Discount supermarket Aldi has become the latest grocery chain to pledge a new minimum price to farmers for milk sold in its stores.
The grocer said it will pay at least 28p per litre from next Monday following talks with the National Farmers Union (NFU).
The announcement follows numerous demonstrations against supermarket chains over the past few weeks, with farmers calling for a fairer price for the dairy industry.
Protests have seen farmers buy up stocks of milk from store shelves and then give it away for free, set blockades at distribution centres and even bring cows into supermarkets.
Tony Baines, managing director for buying at Aldi, said: “Aldi has wide-ranging, long-term commitments to British farming and this new price agreement is the latest example of our support for the sector.”
Rob Harrison, NFU national dairy chairman, said: “We welcome this commitment from Aldi as part of the company’s wider support for British farming.
“Aldi has shown that it supports the farming community and has developed sustainable agreements with its liquid milk suppliers, in addition to its existing strong commitments to the farmers of Britain in fresh meat and produce.
“We will continue conversations with Aldi as to its position on cheese and other dairy products.”
In related news, Bradford-based Morrisons today launched a Milk for Farmers cheddar cheese. This will cost 34p-a-pack more than its standard cheddar and will deliver the equivalent of 10p-a-litre back to farmers who supply the milk.
This will be in addition to its new brand of premium milk announced earlier this week, which will see 10p per litre going to farmers.
Morrisons said it hoped this offer “along with the other initiatives we have announced this week will help our suppliers to better support British dairy farmers”.
A spokesman for Sainsbury’s said today its milk prices were already “competitive” and that it was dedicated to paying farmers a fair price.
The spokesman added: “Our dairy group farmers benefit from a cost of production model - this sets a price that directly reflects their costs on the farm, building in a profit, as well as rewarding outstanding animal welfare and environmental standards.
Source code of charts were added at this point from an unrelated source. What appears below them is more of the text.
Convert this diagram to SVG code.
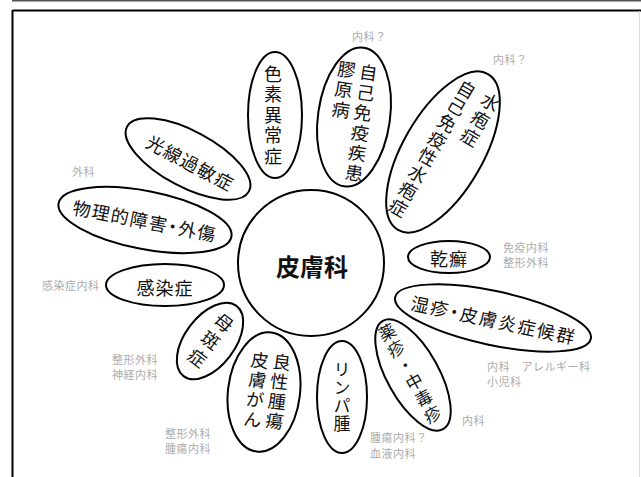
<svg xmlns="http://www.w3.org/2000/svg" width="641" height="477" viewBox="0 0 641 477">
<style>
.e{fill:#fff;stroke:#000;stroke-width:2}
.t{font-family:"Noto Sans CJK JP","Noto Sans CJK SC",sans-serif;font-size:18px;fill:#111}
.v{writing-mode:vertical-rl}
.m{text-anchor:middle}
.s{text-anchor:start}
.c{dominant-baseline:central}
.p{font-feature-settings:"palt"}
.g{font-family:"Noto Sans CJK JP","Noto Sans CJK SC",sans-serif;font-size:11px;fill:#ababab}
</style>
<rect x="0" y="0" width="641" height="477" fill="#fff"/>
<g id="frame">
<line x1="12" y1="0.75" x2="641" y2="0.75" stroke="#555" stroke-width="1.5"/>
<line x1="12.5" y1="10.5" x2="641" y2="10.5" stroke="#000" stroke-width="2"/>
<line x1="12.5" y1="10" x2="12.5" y2="477" stroke="#000" stroke-width="2"/>
<line x1="639.5" y1="11" x2="639.5" y2="477" stroke="#ddd" stroke-width="1"/>
</g>
<g id="connectors"></g>
<g id="center">
<circle class="e" cx="311" cy="263" r="73"/>
<text class="t m c" x="312" y="265" style="font-size:24px;font-weight:bold">皮膚科</text>
</g>
<g id="shikiso" transform="translate(275,115)">
<ellipse class="e" rx="27" ry="63"/>
<text class="t v m" x="-2" y="1" style="letter-spacing:2.5px">色素異常症</text>
</g>
<g id="jiko" transform="translate(354,117) rotate(8)">
<ellipse class="e" rx="36" ry="70"/>
<text class="t v s" x="8" y="-55" style="letter-spacing:2.3px">自己免疫疾患</text>
<text class="t v s" x="-14" y="-55" style="letter-spacing:2.3px">膠原病</text>
</g>
<g id="suihou" transform="translate(443,152) rotate(30)">
<ellipse class="e" rx="40" ry="90"/>
<text class="t v s" x="16" y="-76" style="letter-spacing:2.3px">水疱症</text>
<text class="t v s" x="-11" y="-75" style="letter-spacing:1.5px">自己免疫性水疱症</text>
</g>
<g id="kousen" transform="translate(188,159) rotate(28)">
<ellipse class="e" rx="69" ry="28"/>
<text class="t m c" x="4" y="1.5" style="letter-spacing:1.3px">光線過敏症</text>
</g>
<g id="butsuri" transform="translate(145,220) rotate(11)">
<ellipse class="e" rx="88" ry="29"/>
<text class="t m c p" x="0" y="0" style="letter-spacing:1.4px">物理的障害・外傷</text>
</g>
<g id="kansen" transform="translate(165,285)">
<ellipse class="e" rx="59" ry="21"/>
<text class="t m c" x="0" y="2" style="letter-spacing:1px">感染症</text>
</g>
<g id="bohan" transform="translate(210,341) rotate(37)">
<ellipse class="e" rx="25" ry="44"/>
<text class="t v m" x="0" y="1" style="letter-spacing:4px">母斑症</text>
</g>
<g id="ryousei" transform="translate(264,392) rotate(7)">
<ellipse class="e" rx="36" ry="60"/>
<text class="t v s" x="14" y="-41" style="letter-spacing:1.8px">良性腫瘍</text>
<text class="t v s" x="-8" y="-40" style="letter-spacing:1.8px">皮膚がん</text>
</g>
<g id="linpa" transform="translate(342,397)">
<ellipse class="e" rx="25" ry="56"/>
<text class="t v m" x="0" y="0" style="font-size:17px;letter-spacing:1px">リンパ腫</text>
</g>
<g id="yakushin" transform="translate(413,375) rotate(-29)">
<ellipse class="e" rx="26" ry="62"/>
<text class="t v m" x="-2" y="-2" style="font-size:17px;letter-spacing:1.8px">薬疹・中毒疹</text>
</g>
<g id="shisshin" transform="translate(493,318) rotate(12)">
<ellipse class="e" rx="100" ry="27"/>
<text class="t m c p" x="1" y="1" style="letter-spacing:1.7px">湿疹・皮膚炎症候群</text>
</g>
<g id="kansen2" transform="translate(449,257)">
<ellipse class="e" rx="41" ry="16"/>
<text class="t m c" x="0" y="1" style="letter-spacing:1px">乾癬</text>
</g>
<g id="labels">
<text class="g" x="352" y="41" style="letter-spacing:0.5px">内科？</text>
<text class="g" x="493" y="64" style="letter-spacing:0.5px">内科？</text>
<text class="g" x="72" y="176" style="letter-spacing:0.5px">外科</text>
<text class="g" x="503" y="252" style="letter-spacing:0.5px">免疫内科</text>
<text class="g" x="503" y="267" style="letter-spacing:0.5px">整形外科</text>
<text class="g" x="42" y="290" style="letter-spacing:0.5px">感染症内科</text>
<text class="g" x="112" y="364" style="letter-spacing:0.5px">整形外科</text>
<text class="g" x="112" y="379" style="letter-spacing:0.5px">神経内科</text>
<text class="g" x="165" y="438" style="letter-spacing:0.5px">整形外科</text>
<text class="g" x="165" y="453" style="letter-spacing:0.5px">腫瘍内科</text>
<text class="g" x="370" y="442" style="letter-spacing:0.5px">腫瘍内科？</text>
<text class="g" x="370" y="458" style="letter-spacing:0.5px">血液内科</text>
<text class="g" x="487" y="371" style="letter-spacing:0.5px">内科　アレルギー科</text>
<text class="g" x="487" y="386" style="letter-spacing:0.5px">小児科</text>
<text class="g" x="462" y="425" style="letter-spacing:0.5px">内科</text>
</g>
</svg>
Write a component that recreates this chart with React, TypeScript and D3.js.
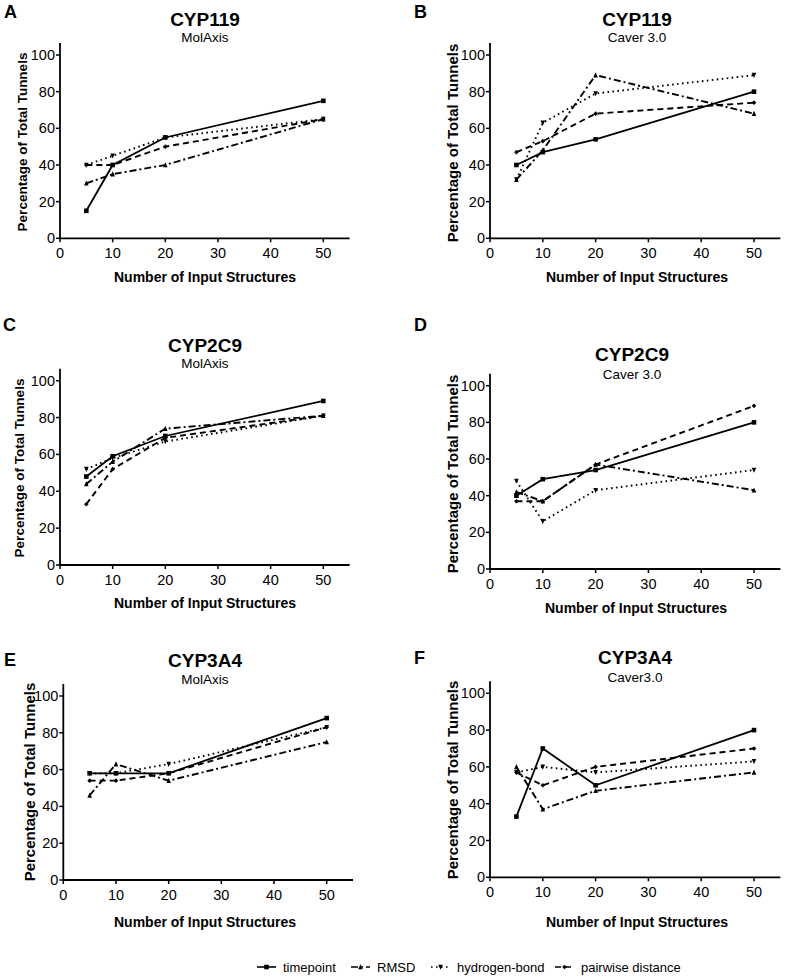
import React from "react";
import * as d3 from "d3";

const xValues = [5, 10, 20, 50];
const xTicks = [0, 10, 20, 30, 40, 50];
const yTicks = [0, 20, 40, 60, 80, 100];
const seriesNames = ["timepoint", "RMSD", "hydrogen-bond", "pairwise distance"];
const panelLetters = ["A", "B", "C", "D", "E", "F"];
const panelTitles = ["CYP119", "CYP119", "CYP2C9", "CYP2C9", "CYP3A4", "CYP3A4"];
const panelSubtitles = ["MolAxis", "Caver 3.0", "MolAxis", "Caver 3.0", "MolAxis", "Caver3.0"];

// values per panel A..F
const timepoint = [
  [15, 40, 55, 75],
  [40, 47, 54, 80],
  [48, 59, 70, 89],
  [40, 49, 54, 80],
  [58, 58, 58, 88],
  [33, 70, 50, 80],
];
const rmsd = [
  [30, 35, 40, 65],
  [32, 48, 89, 68],
  [44, 56, 74, 81],
  [42, 37, 57, 43],
  [46, 63, 54, 75],
  [60, 37, 47, 57],
];
const hydrogenBond = [
  [40, 45, 55, 65],
  [32, 63, 79, 89],
  [52, 58, 67, 81],
  [48, 26, 43, 54],
  [58, 58, 63, 83],
  [57, 60, 57, 63],
];
const pairwise = [
  [40, 40, 50, 65],
  [47, 53, 68, 74],
  [33, 52, 69, 81],
  [37, 37, 57, 89],
  [54, 54, 58, 83],
  [57, 50, 60, 70],
];
const allSeries = [timepoint, rmsd, hydrogenBond, pairwise];

const dashes = [null, "7,3,2,3", "1.6,3.4", "6,4"];
const markers = ["square", "triUp", "triDown", "diamond"];

// panel layout (pixel geometry)
const layout = [
  { left: 60, x50: 323.3, y0: 238.3, y100: 55, ylx: 22, yly: 142, ylSize: 13.5, tx: 205, ty: 26, sy: 42, lx: 4, ly: 18, xtY: 282, xtX: 205 },
  { left: 490, x50: 754, y0: 238.3, y100: 55, ylx: 452, yly: 143, ylSize: 15, tx: 637, ty: 26, sy: 42, lx: 414, ly: 18, xtY: 282, xtX: 637 },
  { left: 60, x50: 323.3, y0: 565, y100: 380.7, ylx: 19, yly: 468, ylSize: 13.5, tx: 205, ty: 352, sy: 368, lx: 3, ly: 331, xtY: 608, xtX: 205 },
  { left: 490, x50: 754, y0: 569, y100: 385.7, ylx: 452, yly: 474, ylSize: 15, tx: 632, ty: 361, sy: 379, lx: 414, ly: 331, xtY: 613, xtX: 636 },
  { left: 63.3, x50: 326.7, y0: 880, y100: 696, ylx: 29, yly: 782, ylSize: 15, tx: 205, ty: 667, sy: 684, lx: 4, ly: 666, xtY: 927, xtX: 205 },
  { left: 490, x50: 754, y0: 877.3, y100: 693.3, ylx: 452, yly: 780, ylSize: 15, tx: 635, ty: 664, sy: 682, lx: 414, ly: 664, xtY: 927, xtX: 637 },
];

const FONT = "Liberation Sans, Arial, sans-serif";

function Marker({ type, x, y }: { type: string; x: number; y: number }) {
  const s = 2.3;
  if (type === "square") return <rect x={x - s} y={y - s} width={2 * s} height={2 * s} fill="#000" />;
  if (type === "triUp") return <path d={`M${x},${y - s - 0.5}L${x + s},${y + s}L${x - s},${y + s}Z`} fill="#000" />;
  if (type === "triDown") return <path d={`M${x},${y + s + 0.5}L${x + s},${y - s}L${x - s},${y - s}Z`} fill="#000" />;
  return <path d={`M${x},${y - s}L${x + s},${y}L${x},${y + s}L${x - s},${y}Z`} fill="#000" />;
}

function Panel({ i }: { i: number }) {
  const g = layout[i];
  const x = d3.scaleLinear().domain([0, 50]).range([g.left, g.x50]);
  const y = d3.scaleLinear().domain([0, 100]).range([g.y0, g.y100]);
  const line = d3
    .line<number>()
    .x((_, k) => x(xValues[k]))
    .y((v) => y(v));
  return (
    <g>
      <text x={g.lx} y={g.ly} fontFamily={FONT} fontWeight="bold" fontSize={18}>
        {panelLetters[i]}
      </text>
      <text x={g.tx} y={g.ty} textAnchor="middle" fontFamily={FONT} fontWeight="bold" fontSize={19}>
        {panelTitles[i]}
      </text>
      <text x={g.tx} y={g.sy} textAnchor="middle" fontFamily={FONT} fontSize={13.5}>
        {panelSubtitles[i]}
      </text>
      {/* axes */}
      <line x1={x(0)} x2={x(55)} y1={y(0)} y2={y(0)} stroke="#000" strokeWidth={1.8} />
      <line x1={x(0)} x2={x(0)} y1={y(0)} y2={y(106.5)} stroke="#000" strokeWidth={1.8} />
      {xTicks.map((t) => (
        <g key={"x" + t}>
          <line x1={x(t)} x2={x(t)} y1={y(0)} y2={y(0) + 4} stroke="#000" strokeWidth={1.5} />
          <text x={x(t)} y={y(0) + 20} textAnchor="middle" fontFamily={FONT} fontSize={14.5}>
            {t}
          </text>
        </g>
      ))}
      {yTicks.map((t) => (
        <g key={"y" + t}>
          <line x1={x(0) - 4} x2={x(0)} y1={y(t)} y2={y(t)} stroke="#000" strokeWidth={1.5} />
          <text x={x(0) - 5} y={y(t) + 5} textAnchor="end" fontFamily={FONT} fontSize={14.5}>
            {t}
          </text>
        </g>
      ))}
      <text
        transform={`translate(${g.ylx},${g.yly}) rotate(-90)`}
        textAnchor="middle"
        dominantBaseline="central"
        fontFamily={FONT}
        fontWeight="bold"
        fontSize={g.ylSize}
      >
        Percentage of Total Tunnels
      </text>
      <text x={g.xtX} y={g.xtY} textAnchor="middle" fontFamily={FONT} fontWeight="bold" fontSize={14}>
        Number of Input Structures
      </text>
      {allSeries.map((s, si) => (
        <g key={si}>
          <path
            d={line(s[i]) || ""}
            fill="none"
            stroke="#000"
            strokeWidth={si === 0 ? 1.8 : 1.9}
            strokeDasharray={dashes[si] || undefined}
          />
          {s[i].map((v, k) => (
            <Marker key={k} type={markers[si]} x={x(xValues[k])} y={y(v)} />
          ))}
        </g>
      ))}
    </g>
  );
}

const legendX = [257, 351, 431, 555];

export default function App() {
  return (
    <svg
      width={785}
      height={980}
      style={{ position: "absolute", left: 0, top: 0, background: "#fff" }}
    >
      <rect width={785} height={980} fill="#fff" />
      {layout.map((_, i) => (
        <Panel key={i} i={i} />
      ))}
      {seriesNames.map((n, si) => (
        <g key={n}>
          <line
            x1={legendX[si]}
            x2={legendX[si] + 19}
            y1={967}
            y2={967}
            stroke="#000"
            strokeWidth={1.6}
            strokeDasharray={dashes[si] || undefined}
          />
          <Marker type={markers[si]} x={legendX[si] + 9.5} y={967} />
          <text x={legendX[si] + 26} y={971.5} fontFamily={FONT} fontSize={13}>
            {n}
          </text>
        </g>
      ))}
    </svg>
  );
}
This price is updated every three months to ensure a fair deal for the farmers involved.”
Yesterday, Asda announced that it is increasing the price it pays its milk supplier to ‘’a level that will assist’’ farmers.
Asda will commit to paying 28p per litre for 100% of its liquid milk volume throughout its entire range.
A spokesman for the supermarket said: ‘’We have confirmed to our milk supplier, Arla, that we are increasing the price we pay per litre from Monday to a level that will assist our farmers during the current crisis.”
NFU president Meurig Raymond said: ‘’The NFU has been lobbying tirelessly for Asda to recognise the plight of the dairy industry so we are pleased that Asda has moved to support farmers in their hour of need.”
Tesco has so far ruled out a similar move to Morrisons, saying that it pays a fair price based on the cost of production.